S: As the co-founder of Twelve Cupcakes, are you able to share a healthier cupcake recipe?
J: I get asked this a lot. Honestly, I think cupcakes should be enjoyed the way they are. Here's my healthy version of eating a cupcake: Share it with someone. Eat just half or a quarter of it. Don't polish off the whole cupcake on your own. Savour every bite, and you'll learn to be sated with less.
S: Pray tell, how did you get your six-pack?
J: I didn't set out to achieve that - it just happened. I guess my abs are a by-product of my active lifestyle. I'm at the age where I'm no longer obsessed with how I look.
S: On a scale of one to 10, how confident are you of your body now?
J: 10. I'm very happy with my body and what it can do for me.

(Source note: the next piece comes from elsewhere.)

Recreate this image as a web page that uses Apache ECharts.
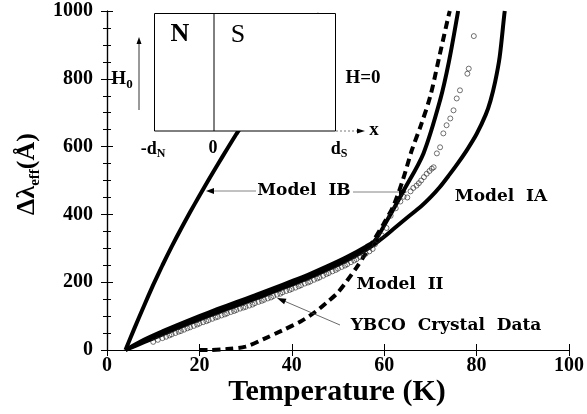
<!DOCTYPE html>
<html><head><meta charset="utf-8">
<script src="https://cdn.jsdelivr.net/npm/echarts@6/dist/echarts.min.js"></script>
<style>html,body{margin:0;padding:0;background:#fff}#c{width:587px;height:414px}</style>
</head><body><div id="c"></div>
<script>
// ---- data ----
const xTickInterval = 20;
const yTickInterval = 200;
// Model IB, steep branch
const ibSteepT = [4, 6, 8, 10, 12, 14, 16, 18, 20, 22, 24, 26, 28, 30, 32, 34, 36, 38, 40, 42, 44, 46];
const ibSteepV = [0, 66, 130, 192, 250, 305, 357, 407, 455, 502, 548, 593, 637, 679, 720, 760, 800, 840, 879, 917, 955, 992];
// Model IB, branch following the data
const ibT = [4, 8, 12, 16, 20, 24, 28, 32, 36, 40, 44, 48, 52, 56, 58, 60.6, 64.2, 68.5, 72.1, 74, 76];
const ibV = [0, 30, 55, 78, 100, 121, 141, 161, 182, 203, 225, 249, 275, 305, 323, 382, 470, 580, 737, 850, 1000];
// Model IA
const iaT = [4, 8, 12, 16, 20, 24, 28, 32, 36, 40, 44, 48, 52, 56, 58, 60, 62, 65, 68, 70, 72, 74, 76, 78, 80, 82, 83, 84, 85, 86, 86.1];
const iaV = [0, 23, 46, 69, 90, 111, 131, 151, 172, 193, 215, 239, 265, 295, 313, 334, 357, 391, 424, 450, 480, 515, 552, 592, 637, 695, 735, 790, 865, 990, 1000];
// Model II (dashed)
const m2T = [20, 22, 26, 30, 34, 38, 42, 44, 46, 48, 50, 52, 54, 56, 58, 60, 62, 64, 66, 68, 70, 72, 74, 74.2];
const m2V = [0, 0, 3, 10, 33, 58, 85, 102, 122, 145, 170, 205, 243, 285, 330, 375, 425, 500, 590, 665, 750, 870, 990, 1000];
// YBCO crystal data
const dataT = [10, 11, 12, 12.8, 13.5, 14, 14.8, 15.5, 16, 16.7, 17.4, 18, 18.8, 19.5, 20, 20.8, 21.5, 22, 22.8, 23.5, 24, 24.8, 25.5, 26, 26.8, 27.5, 28, 28.8, 29.5, 30, 30.8, 31.5, 32, 32.8, 33.5, 34, 34.8, 35.5, 36, 36.8, 37.5, 38, 38.8, 39.5, 40, 40.8, 41.5, 42, 42.8, 43.5, 44, 44.8, 45.5, 46, 46.8, 47.5, 48, 48.8, 49.5, 50, 50.8, 51.5, 52, 52.8, 53.5, 54, 54.8, 55.5, 56, 56.8, 57.5, 58, 58.5, 59.5, 60.5, 61.4, 62.5, 63.5, 64.2, 65, 65.7, 66.3, 67, 67.5, 68, 68.6, 69.2, 69.8, 70.3, 70.7, 71.4, 72.1, 72.8, 73.5, 74.3, 75, 75.7, 76.4, 78, 78.3, 79.4];
const dataV = [24, 30, 35, 39, 43, 46, 50, 54, 56, 60, 64, 67, 71, 75, 78, 82, 85, 88, 92, 96, 98, 102, 105, 108, 112, 115, 118, 122, 125, 127, 131, 134, 138, 142, 145, 148, 152, 155, 159, 163, 166, 170, 174, 177, 180, 184, 188, 191, 196, 199, 202, 207, 211, 214, 219, 224, 227, 232, 236, 240, 245, 249, 253, 259, 264, 268, 274, 280, 284, 291, 298, 312, 324, 338, 360, 396, 418, 438, 452, 450, 468, 478, 485, 492, 500, 510, 520, 528, 535, 539, 580, 598, 639, 663, 683, 707, 742, 766, 815, 830, 926];

const pairs = (t, v) => t.map((x, i) => [x, v[i]]);

const SERIF = '"Liberation Serif", "Times New Roman", serif';
const LABF = '"DejaVu Serif", serif';

const chart = echarts.init(document.getElementById('c'), null, {renderer: 'canvas'});

const axisCommon = {
  type: 'value',
  axisLine: {show: true, lineStyle: {color: '#000', width: 1.2}},
  splitLine: {show: false}
};

function arrowHead(x, y, dir, len, half, fill) {
  const c = Math.cos(dir), s = Math.sin(dir);
  const bx = x - c * len, by = y - s * len;
  return {
    type: 'polygon', z: 200,
    shape: {points: [[x, y], [bx - s * half, by + c * half], [bx + s * half, by - c * half]]},
    style: {fill: fill || '#000'}
  };
}
function line(x1, y1, x2, y2, w, color, dash) {
  return {type: 'line', z: 200, shape: {x1, y1, x2, y2},
    style: {stroke: color || '#000', lineWidth: w || 1, lineDash: dash || null}};
}
function text(x, y, t, size, weight, font, extra) {
  return {type: 'text', z: 210, x, y,
    style: Object.assign({text: t, fontSize: size, fontWeight: weight || 'normal', fontFamily: font || SERIF,
      fill: '#000', align: 'center', verticalAlign: 'middle'}, extra || {})};
}

const graphic = [
  // inset
  {type: 'rect', z: 150, shape: {x: 154.5, y: 13.5, width: 181, height: 117.5}, style: {fill: '#fff', stroke: '#000', lineWidth: 1}},
  line(214, 13.5, 214, 131, 1),
  text(180, 34, 'N', 26, 'bold'),
  text(238, 35, 'S', 26, 'normal'),
  {type: 'text', z: 210, x: 122, y: 79, style: {text: '{h|H}{s|0}', align: 'center', verticalAlign: 'middle',
    rich: {h: {fontSize: 19, fontWeight: 'bold', fontFamily: SERIF, lineHeight: 24, verticalAlign: 'middle'},
           s: {fontSize: 13, fontWeight: 'bold', fontFamily: SERIF, lineHeight: 24, verticalAlign: 'bottom'}}}},
  line(139, 110, 139, 42, 0.8),
  arrowHead(139, 37, -Math.PI / 2, 7, 2.5),
  text(363, 78, 'H=0', 19, 'bold'),
  line(336, 131, 358, 131, 0.8, '#555', [2, 2]),
  arrowHead(365, 131, 0, 8, 2.5),
  text(374, 130, 'x', 19, 'bold'),
  {type: 'text', z: 210, x: 153, y: 149, style: {text: '{h|-d}{s|N}', align: 'center', verticalAlign: 'middle',
    rich: {h: {fontSize: 18, fontWeight: 'bold', fontFamily: SERIF, lineHeight: 22},
           s: {fontSize: 12, fontWeight: 'bold', fontFamily: SERIF, lineHeight: 22, verticalAlign: 'bottom'}}}},
  text(213, 148, '0', 18, 'bold'),
  {type: 'text', z: 210, x: 339, y: 149, style: {text: '{h|d}{s|S}', align: 'center', verticalAlign: 'middle',
    rich: {h: {fontSize: 18, fontWeight: 'bold', fontFamily: SERIF, lineHeight: 22},
           s: {fontSize: 12, fontWeight: 'bold', fontFamily: SERIF, lineHeight: 22, verticalAlign: 'bottom'}}}},
  // model labels
  text(304, 191, 'Model  IB', 17, 'bold', LABF),
  line(256, 191, 212, 191, 0.8, '#666'),
  arrowHead(206, 191, Math.PI, 8, 3),
  line(353, 192, 400, 192, 0.8, '#666'),
  arrowHead(407, 192, 0, 8, 3),
  text(501, 197, 'Model  IA', 17, 'bold', LABF),
  text(400, 285, 'Model  II', 17, 'bold', LABF),
  text(446, 326, 'YBCO  Crystal  Data', 17, 'bold', LABF),
  line(340, 325, 283, 300.5, 0.8, '#444'),
  arrowHead(277, 298, Math.atan2(298 - 325, 277 - 340), 9, 3),
  // axis titles
  text(337, 392, 'Temperature (K)', 30, 'bold'),
  {type: 'text', z: 210, x: 27, y: 174, rotation: Math.PI / 2,
    style: {text: '{a|Δλ}{s|eff}{a|(Å)}', align: 'center', verticalAlign: 'middle',
      rich: {a: {fontSize: 26, fontWeight: 'bold', fontFamily: SERIF, lineHeight: 32},
             s: {fontSize: 15, fontWeight: 'bold', fontFamily: SERIF, lineHeight: 32, verticalAlign: 'bottom'}}}}
];

const solid = {color: '#000', width: 4};

chart.setOption({
  animation: false,
  backgroundColor: '#fff',
  grid: {left: 107, right: 14, top: 11, bottom: 64, show: false},
  xAxis: [
    Object.assign({}, axisCommon, {min: 0, max: 100, interval: xTickInterval, position: 'bottom',
      axisTick: {show: true, inside: true, length: 6, lineStyle: {color: '#000'}},
      axisLabel: {fontFamily: SERIF, fontWeight: 'bold', fontSize: 20, color: '#000', margin: 6}}),
    Object.assign({}, axisCommon, {min: 0, max: 100, interval: xTickInterval, position: 'top',
      axisTick: {show: true, inside: true, length: 6, lineStyle: {color: '#000'}},
      axisLabel: {show: false}})
  ],
  yAxis: [
    Object.assign({}, axisCommon, {min: 0, max: 1000, interval: yTickInterval, position: 'left',
      axisTick: {show: true, inside: true, length: 6, lineStyle: {color: '#000'}},
      minorTick: {show: true, splitNumber: 4, length: 4, lineStyle: {color: '#000'}},
      axisLabel: {fontFamily: SERIF, fontWeight: 'bold', fontSize: 20, color: '#000', margin: 14,
        formatter: v => String(v)}}),
    Object.assign({}, axisCommon, {min: 0, max: 1000, interval: yTickInterval, position: 'right',
      axisTick: {show: true, inside: true, length: 6, lineStyle: {color: '#000'}},
      minorTick: {show: true, splitNumber: 4, length: 4, lineStyle: {color: '#000'}},
      axisLabel: {show: false}})
  ],
  series: [
    {type: 'line', name: 'Model IB steep', data: pairs(ibSteepT, ibSteepV), showSymbol: false, smooth: 0.2, lineStyle: solid, clip: true, z: 3},
    {type: 'line', name: 'Model IB', data: pairs(ibT, ibV), showSymbol: false, smooth: 0.3, lineStyle: solid, clip: true, z: 3},
    {type: 'line', name: 'Model IA', data: pairs(iaT, iaV), showSymbol: false, smooth: 0.3, lineStyle: solid, clip: true, z: 3},
    {type: 'line', name: 'Model II', data: pairs(m2T, m2V), showSymbol: false, smooth: 0.3, clip: true, z: 3,
      lineStyle: {color: '#000', width: 4, type: [8, 5]}},
    {type: 'scatter', name: 'YBCO Crystal Data', data: pairs(dataT, dataV), symbol: 'circle', symbolSize: 5, z: 4,
      itemStyle: {color: 'rgba(255,255,255,0)', borderColor: '#222', borderWidth: 0.8}}
  ],
  graphic: graphic
});
</script>
</body></html>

S: So how did you get started in fitness?
J: In early 2014, I bought a zumba instructional DVD for my mum, who commented that the workout was tough. I decided to try it myself. I ended up loving zumba so much that I became a certified instructor. And then I went on to try other dance workouts like Sh'bam [a Les Mills programme] because I like dancing.
One day, I saw myself dancing in a video and realised how terrible I looked. Then I decided to try other types of exercise, like stretching and gymnastics. That's when I taught myself to do splits, handstands and those arm-balancing moves you see on my Instagram account.
S: Doing those moves must be pretty tough.
J: It is. It still hurts to do them, but I like challenges. Strength and flexibility will improve with practice. I enjoy mastering my body, and being able to do what I tell myself to.
S: What's your fitness routine like now?
J: I actually don't like routines, because they make exercising sound like a drag. I try to work out every day, no matter how little time I have. I usually play squash, badminton or rock-climb once or twice a week, and do a high-intensity interval training (HIIT) workout five days a week. As I'm taking part in the 10km Standard Chartered Marathon Singapore 2016 in December, I'm running twice a week now, and doing HIIT on alternate days.
S: What's your goal for the 10km race?
J: I hope to do it in one hour, though I haven't ran for the longest time!
S: How confident are you of achieving that?
J: I think it's possible, with consistent training. Running has never been a problem for me. During my school days, I was always nominated - or rather, sabotaged! - to represent my class in long-distance races, as I had a record of winning. Back then, 3km was considered long-distance! [Laughs] Now's the time to focus on my aerobic fitness, which I have neglected in my pursuit of anaerobic fitness. Anaerobic exercises build strength, speed and power, very much like my HIIT sessions.
S: Many of your Instagram followers have been asking you for workout advice.
J: I know. I don't usually reply to those questions as I'm not fitness-qualified. I don't want to prescribe workouts or give tips because everyone is built differently and has a different level of fitness. There's a chance of injury if an exercise is not done properly. That's why I'm undergoing a course by the American Council on Exercise to become a certified personal trainer. After I pass the exam - hopefully by the end of October - I'd be in a better position to advise others.
S: Any plans to become a personal trainer after that?
J: Not at the moment, but I'm open to it. I enjoy working out with people.
S: Who are your workout buddies?
J: I love a good game of badminton with [local personalities] Jade Seah, Sheila Sim and Olinda Cho. We have fun together. I enjoy making Jade do my HIIT workouts. She's crazy-competitive like me. It's so satisfying to see her sweat buckets!